Write out the data below exactly as given, without any of its pictures.

[start Available data]

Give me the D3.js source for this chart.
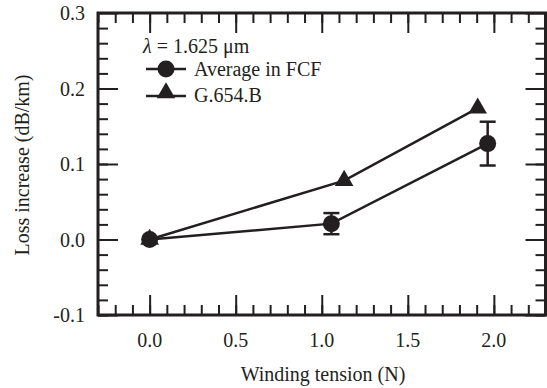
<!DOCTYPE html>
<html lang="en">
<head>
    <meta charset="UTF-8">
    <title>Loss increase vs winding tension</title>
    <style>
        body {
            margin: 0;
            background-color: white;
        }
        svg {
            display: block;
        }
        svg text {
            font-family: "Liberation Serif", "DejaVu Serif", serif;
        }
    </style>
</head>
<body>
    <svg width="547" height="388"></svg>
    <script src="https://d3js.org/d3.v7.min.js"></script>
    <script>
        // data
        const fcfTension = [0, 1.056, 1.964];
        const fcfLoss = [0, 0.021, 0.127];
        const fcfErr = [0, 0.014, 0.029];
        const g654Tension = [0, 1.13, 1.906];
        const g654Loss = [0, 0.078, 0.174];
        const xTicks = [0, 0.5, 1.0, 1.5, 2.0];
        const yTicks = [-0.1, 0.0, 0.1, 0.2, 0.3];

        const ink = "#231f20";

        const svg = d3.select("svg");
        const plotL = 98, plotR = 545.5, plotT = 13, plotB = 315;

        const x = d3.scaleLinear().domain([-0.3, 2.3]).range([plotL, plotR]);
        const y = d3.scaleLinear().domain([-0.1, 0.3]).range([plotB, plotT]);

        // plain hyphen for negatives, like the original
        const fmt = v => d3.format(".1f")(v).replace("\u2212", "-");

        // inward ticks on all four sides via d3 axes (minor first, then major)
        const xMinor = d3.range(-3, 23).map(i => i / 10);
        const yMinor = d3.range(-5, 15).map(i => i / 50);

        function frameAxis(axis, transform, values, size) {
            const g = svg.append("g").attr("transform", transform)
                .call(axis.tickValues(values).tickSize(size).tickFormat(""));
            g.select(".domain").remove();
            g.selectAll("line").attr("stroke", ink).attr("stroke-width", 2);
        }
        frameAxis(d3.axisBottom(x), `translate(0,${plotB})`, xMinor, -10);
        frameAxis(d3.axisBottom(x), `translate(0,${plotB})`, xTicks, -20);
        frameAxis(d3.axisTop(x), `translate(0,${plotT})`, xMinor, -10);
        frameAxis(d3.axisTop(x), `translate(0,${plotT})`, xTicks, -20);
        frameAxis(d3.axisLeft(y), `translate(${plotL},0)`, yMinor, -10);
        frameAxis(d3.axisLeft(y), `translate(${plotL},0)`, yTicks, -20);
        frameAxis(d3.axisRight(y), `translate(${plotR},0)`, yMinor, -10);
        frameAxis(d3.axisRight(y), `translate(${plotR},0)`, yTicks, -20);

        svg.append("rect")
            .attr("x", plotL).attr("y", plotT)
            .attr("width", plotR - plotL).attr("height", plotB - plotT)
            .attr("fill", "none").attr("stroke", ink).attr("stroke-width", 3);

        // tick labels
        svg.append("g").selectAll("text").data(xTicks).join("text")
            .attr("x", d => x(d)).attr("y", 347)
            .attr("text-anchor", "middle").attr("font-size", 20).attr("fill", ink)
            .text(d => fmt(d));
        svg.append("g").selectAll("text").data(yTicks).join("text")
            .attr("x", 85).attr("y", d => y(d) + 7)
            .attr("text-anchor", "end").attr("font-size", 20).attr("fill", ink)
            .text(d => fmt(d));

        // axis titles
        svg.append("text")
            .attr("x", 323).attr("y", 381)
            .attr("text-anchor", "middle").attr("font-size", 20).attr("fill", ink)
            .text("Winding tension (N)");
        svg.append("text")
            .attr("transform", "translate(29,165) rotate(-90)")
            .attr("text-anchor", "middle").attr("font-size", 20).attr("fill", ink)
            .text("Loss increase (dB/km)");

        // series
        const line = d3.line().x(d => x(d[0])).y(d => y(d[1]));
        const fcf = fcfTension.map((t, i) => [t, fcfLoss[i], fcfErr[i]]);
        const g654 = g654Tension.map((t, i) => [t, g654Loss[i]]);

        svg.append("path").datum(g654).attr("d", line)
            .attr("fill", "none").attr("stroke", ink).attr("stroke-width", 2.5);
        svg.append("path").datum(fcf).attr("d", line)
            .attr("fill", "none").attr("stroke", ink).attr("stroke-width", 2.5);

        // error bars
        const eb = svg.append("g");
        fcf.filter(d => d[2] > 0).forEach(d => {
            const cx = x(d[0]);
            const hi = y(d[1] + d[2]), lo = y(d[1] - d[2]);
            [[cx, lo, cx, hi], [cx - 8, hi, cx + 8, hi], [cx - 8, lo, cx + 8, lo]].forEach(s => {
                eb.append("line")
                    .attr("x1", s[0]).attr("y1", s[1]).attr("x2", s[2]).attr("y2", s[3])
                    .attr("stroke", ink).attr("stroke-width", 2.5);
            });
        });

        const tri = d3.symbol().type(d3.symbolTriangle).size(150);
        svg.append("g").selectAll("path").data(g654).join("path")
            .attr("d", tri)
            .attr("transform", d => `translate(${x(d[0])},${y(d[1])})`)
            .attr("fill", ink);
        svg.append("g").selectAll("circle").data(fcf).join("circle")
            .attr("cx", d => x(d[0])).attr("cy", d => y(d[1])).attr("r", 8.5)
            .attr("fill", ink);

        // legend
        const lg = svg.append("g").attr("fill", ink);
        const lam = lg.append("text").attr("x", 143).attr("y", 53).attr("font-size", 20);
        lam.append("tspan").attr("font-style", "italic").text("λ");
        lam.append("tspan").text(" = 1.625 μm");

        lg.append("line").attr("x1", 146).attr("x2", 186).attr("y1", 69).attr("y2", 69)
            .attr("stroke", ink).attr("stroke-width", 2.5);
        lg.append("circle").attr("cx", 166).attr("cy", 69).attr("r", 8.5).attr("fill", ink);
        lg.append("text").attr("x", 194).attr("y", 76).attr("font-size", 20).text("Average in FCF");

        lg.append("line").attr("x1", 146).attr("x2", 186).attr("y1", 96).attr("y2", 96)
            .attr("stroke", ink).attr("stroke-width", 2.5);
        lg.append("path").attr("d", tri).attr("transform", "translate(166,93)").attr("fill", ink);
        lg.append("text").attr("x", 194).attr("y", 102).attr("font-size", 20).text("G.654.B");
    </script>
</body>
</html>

[end Available data]

Finished answer —
Give me the D3.js source for this chart.
<!DOCTYPE html>
<html lang="en">
<head>
    <meta charset="UTF-8">
    <title>Loss increase vs winding tension</title>
    <style>
        body {
            margin: 0;
            background-color: white;
        }
        svg {
            display: block;
        }
        svg text {
            font-family: "Liberation Serif", "DejaVu Serif", serif;
        }
    </style>
</head>
<body>
    <svg width="547" height="388"></svg>
    <script src="https://d3js.org/d3.v7.min.js"></script>
    <script>
        // data
        const fcfTension = [0, 1.056, 1.964];
        const fcfLoss = [0, 0.021, 0.127];
        const fcfErr = [0, 0.014, 0.029];
        const g654Tension = [0, 1.13, 1.906];
        const g654Loss = [0, 0.078, 0.174];
        const xTicks = [0, 0.5, 1.0, 1.5, 2.0];
        const yTicks = [-0.1, 0.0, 0.1, 0.2, 0.3];

        const ink = "#231f20";

        const svg = d3.select("svg");
        const plotL = 98, plotR = 545.5, plotT = 13, plotB = 315;

        const x = d3.scaleLinear().domain([-0.3, 2.3]).range([plotL, plotR]);
        const y = d3.scaleLinear().domain([-0.1, 0.3]).range([plotB, plotT]);

        // plain hyphen for negatives, like the original
        const fmt = v => d3.format(".1f")(v).replace("\u2212", "-");

        // inward ticks on all four sides via d3 axes (minor first, then major)
        const xMinor = d3.range(-3, 23).map(i => i / 10);
        const yMinor = d3.range(-5, 15).map(i => i / 50);

        function frameAxis(axis, transform, values, size) {
            const g = svg.append("g").attr("transform", transform)
                .call(axis.tickValues(values).tickSize(size).tickFormat(""));
            g.select(".domain").remove();
            g.selectAll("line").attr("stroke", ink).attr("stroke-width", 2);
        }
        frameAxis(d3.axisBottom(x), `translate(0,${plotB})`, xMinor, -10);
        frameAxis(d3.axisBottom(x), `translate(0,${plotB})`, xTicks, -20);
        frameAxis(d3.axisTop(x), `translate(0,${plotT})`, xMinor, -10);
        frameAxis(d3.axisTop(x), `translate(0,${plotT})`, xTicks, -20);
        frameAxis(d3.axisLeft(y), `translate(${plotL},0)`, yMinor, -10);
        frameAxis(d3.axisLeft(y), `translate(${plotL},0)`, yTicks, -20);
        frameAxis(d3.axisRight(y), `translate(${plotR},0)`, yMinor, -10);
        frameAxis(d3.axisRight(y), `translate(${plotR},0)`, yTicks, -20);

        svg.append("rect")
            .attr("x", plotL).attr("y", plotT)
            .attr("width", plotR - plotL).attr("height", plotB - plotT)
            .attr("fill", "none").attr("stroke", ink).attr("stroke-width", 3);

        // tick labels
        svg.append("g").selectAll("text").data(xTicks).join("text")
            .attr("x", d => x(d)).attr("y", 347)
            .attr("text-anchor", "middle").attr("font-size", 20).attr("fill", ink)
            .text(d => fmt(d));
        svg.append("g").selectAll("text").data(yTicks).join("text")
            .attr("x", 85).attr("y", d => y(d) + 7)
            .attr("text-anchor", "end").attr("font-size", 20).attr("fill", ink)
            .text(d => fmt(d));

        // axis titles
        svg.append("text")
            .attr("x", 323).attr("y", 381)
            .attr("text-anchor", "middle").attr("font-size", 20).attr("fill", ink)
            .text("Winding tension (N)");
        svg.append("text")
            .attr("transform", "translate(29,165) rotate(-90)")
            .attr("text-anchor", "middle").attr("font-size", 20).attr("fill", ink)
            .text("Loss increase (dB/km)");

        // series
        const line = d3.line().x(d => x(d[0])).y(d => y(d[1]));
        const fcf = fcfTension.map((t, i) => [t, fcfLoss[i], fcfErr[i]]);
        const g654 = g654Tension.map((t, i) => [t, g654Loss[i]]);

        svg.append("path").datum(g654).attr("d", line)
            .attr("fill", "none").attr("stroke", ink).attr("stroke-width", 2.5);
        svg.append("path").datum(fcf).attr("d", line)
            .attr("fill", "none").attr("stroke", ink).attr("stroke-width", 2.5);

        // error bars
        const eb = svg.append("g");
        fcf.filter(d => d[2] > 0).forEach(d => {
            const cx = x(d[0]);
            const hi = y(d[1] + d[2]), lo = y(d[1] - d[2]);
            [[cx, lo, cx, hi], [cx - 8, hi, cx + 8, hi], [cx - 8, lo, cx + 8, lo]].forEach(s => {
                eb.append("line")
                    .attr("x1", s[0]).attr("y1", s[1]).attr("x2", s[2]).attr("y2", s[3])
                    .attr("stroke", ink).attr("stroke-width", 2.5);
            });
        });

        const tri = d3.symbol().type(d3.symbolTriangle).size(150);
        svg.append("g").selectAll("path").data(g654).join("path")
            .attr("d", tri)
            .attr("transform", d => `translate(${x(d[0])},${y(d[1])})`)
            .attr("fill", ink);
        svg.append("g").selectAll("circle").data(fcf).join("circle")
            .attr("cx", d => x(d[0])).attr("cy", d => y(d[1])).attr("r", 8.5)
            .attr("fill", ink);

        // legend
        const lg = svg.append("g").attr("fill", ink);
        const lam = lg.append("text").attr("x", 143).attr("y", 53).attr("font-size", 20);
        lam.append("tspan").attr("font-style", "italic").text("λ");
        lam.append("tspan").text(" = 1.625 μm");

        lg.append("line").attr("x1", 146).attr("x2", 186).attr("y1", 69).attr("y2", 69)
            .attr("stroke", ink).attr("stroke-width", 2.5);
        lg.append("circle").attr("cx", 166).attr("cy", 69).attr("r", 8.5).attr("fill", ink);
        lg.append("text").attr("x", 194).attr("y", 76).attr("font-size", 20).text("Average in FCF");

        lg.append("line").attr("x1", 146).attr("x2", 186).attr("y1", 96).attr("y2", 96)
            .attr("stroke", ink).attr("stroke-width", 2.5);
        lg.append("path").attr("d", tri).attr("transform", "translate(166,93)").attr("fill", ink);
        lg.append("text").attr("x", 194).attr("y", 102).attr("font-size", 20).text("G.654.B");
    </script>
</body>
</html>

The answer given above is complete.